Bound for Large deviations of sums of independent (not identical) variables

Question

I am working with a sum of variables $X_i$; they are all independent, but not identically distributed. For any $i$, I can show the bound $$\Lambda^*_{X_i}(t) := \sup_t \langle t, x \rangle - \Lambda_X(t) \ge f_i(t)$$ for some concave $f_i$, i.e. the Legendre transform of the log-moment generating function for each of the $X_i$ from below by some concave function (not sure about the convention on negative signs, but my bound is in the direction that says that tails of the $X_i$ are very light).

Can I then conclude that: $$\Lambda^*_{\sum_{i=1}^n X_i} (t) \ge n \min_{i} f_i(t/n)$$

intuitively, this seems like it should be trivial, e.g. by Gartner Ellis, but I am finding that the $^*$ operation does not respect sums nicely. (For now, I am not worried about convergence issues and such).

Answer 1

$\newcommand{\La}{\Lambda}$ The Legendre transform $\La^*_X$ of the log-moment generating function of a random variable $X$ is given by the formula $$\La^*_X(x):=\inf_{t\ge0}(-tx+\La_X(t)), $$ where $\La_X(t):=\ln Ee^{tX}$. The function $\La^*_X$ is the pointwise infimum in $t\ge0$ of the concave functions $x\mapsto-tx+\La_X(t)$. So, $\La^*_X$ is concave.

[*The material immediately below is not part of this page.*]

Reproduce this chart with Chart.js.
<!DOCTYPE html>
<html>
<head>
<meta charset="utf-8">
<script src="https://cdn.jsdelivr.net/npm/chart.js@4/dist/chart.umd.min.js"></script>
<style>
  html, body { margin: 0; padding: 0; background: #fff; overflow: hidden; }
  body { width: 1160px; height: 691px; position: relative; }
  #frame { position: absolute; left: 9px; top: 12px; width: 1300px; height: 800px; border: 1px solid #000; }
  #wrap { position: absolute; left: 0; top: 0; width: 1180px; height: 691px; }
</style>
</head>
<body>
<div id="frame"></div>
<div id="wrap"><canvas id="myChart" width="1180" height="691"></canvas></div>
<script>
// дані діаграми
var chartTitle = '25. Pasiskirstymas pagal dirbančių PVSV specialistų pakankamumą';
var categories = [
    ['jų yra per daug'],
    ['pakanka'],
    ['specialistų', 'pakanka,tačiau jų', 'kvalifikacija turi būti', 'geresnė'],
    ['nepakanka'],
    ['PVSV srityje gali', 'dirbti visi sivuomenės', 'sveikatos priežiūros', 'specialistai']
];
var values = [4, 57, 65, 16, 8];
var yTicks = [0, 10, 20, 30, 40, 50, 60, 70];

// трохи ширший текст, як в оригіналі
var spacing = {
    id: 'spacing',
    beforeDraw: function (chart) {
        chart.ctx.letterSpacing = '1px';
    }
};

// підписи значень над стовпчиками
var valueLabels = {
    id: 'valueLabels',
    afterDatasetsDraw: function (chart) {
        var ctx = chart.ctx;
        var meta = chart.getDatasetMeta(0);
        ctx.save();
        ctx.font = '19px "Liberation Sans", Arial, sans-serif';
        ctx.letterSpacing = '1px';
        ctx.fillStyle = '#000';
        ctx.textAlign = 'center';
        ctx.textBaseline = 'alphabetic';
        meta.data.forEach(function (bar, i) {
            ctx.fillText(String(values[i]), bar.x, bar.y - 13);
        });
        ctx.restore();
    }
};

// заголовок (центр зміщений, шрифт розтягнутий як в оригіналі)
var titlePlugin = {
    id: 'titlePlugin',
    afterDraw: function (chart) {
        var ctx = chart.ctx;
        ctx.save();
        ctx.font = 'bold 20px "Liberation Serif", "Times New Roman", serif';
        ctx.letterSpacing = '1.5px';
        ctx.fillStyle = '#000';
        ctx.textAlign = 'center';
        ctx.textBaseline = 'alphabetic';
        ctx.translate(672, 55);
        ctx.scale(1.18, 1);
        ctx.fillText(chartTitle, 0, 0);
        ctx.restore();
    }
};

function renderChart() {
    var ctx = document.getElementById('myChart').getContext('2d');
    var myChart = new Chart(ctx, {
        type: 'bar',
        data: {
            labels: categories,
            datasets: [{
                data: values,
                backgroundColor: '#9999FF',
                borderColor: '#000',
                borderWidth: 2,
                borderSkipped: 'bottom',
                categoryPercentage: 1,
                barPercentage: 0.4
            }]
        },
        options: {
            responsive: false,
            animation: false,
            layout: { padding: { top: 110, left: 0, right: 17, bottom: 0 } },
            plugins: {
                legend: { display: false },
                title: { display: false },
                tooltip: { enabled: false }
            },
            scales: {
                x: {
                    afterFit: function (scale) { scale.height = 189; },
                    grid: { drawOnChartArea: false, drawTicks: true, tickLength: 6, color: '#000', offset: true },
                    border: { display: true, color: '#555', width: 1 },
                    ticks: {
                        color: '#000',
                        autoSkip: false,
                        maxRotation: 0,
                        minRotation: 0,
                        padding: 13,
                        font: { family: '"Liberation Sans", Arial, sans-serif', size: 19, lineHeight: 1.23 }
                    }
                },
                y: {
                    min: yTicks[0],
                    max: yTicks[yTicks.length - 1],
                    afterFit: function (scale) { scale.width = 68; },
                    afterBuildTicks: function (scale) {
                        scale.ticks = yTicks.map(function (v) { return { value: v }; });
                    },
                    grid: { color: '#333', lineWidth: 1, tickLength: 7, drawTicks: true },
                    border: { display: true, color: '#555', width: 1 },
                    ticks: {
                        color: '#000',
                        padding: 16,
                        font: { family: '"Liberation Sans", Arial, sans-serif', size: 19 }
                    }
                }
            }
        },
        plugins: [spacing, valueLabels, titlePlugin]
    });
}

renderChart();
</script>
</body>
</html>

So, we may take $f_i=\La^*_i:=\La^*_{X_i}$ for all $i$. Then for $\La_i:=\La_{X_i}$ we have \begin{align} \La^*_{\sum_{i=1}^n X_i}(x)&=\inf_{t\ge0}\sum_{i=1}^n(-t\tfrac xn+\La_i(t)) \\ &\ge\sum_{i=1}^n\inf_{t\ge0}(-t\tfrac xn+\La_i(t)) \\ &=\sum_{i=1}^n\La^*_i(\tfrac xn) \\ &=\sum_{i=1}^n f_i(\tfrac xn) \\ &\ge n\min_{i=1}^n f_i(\tfrac xn). \end{align}

So, we get the inequality opposite to what you suggested. Usually, this opposite inequality will be strict, if indeed the $X_i$'s are not identically distributed.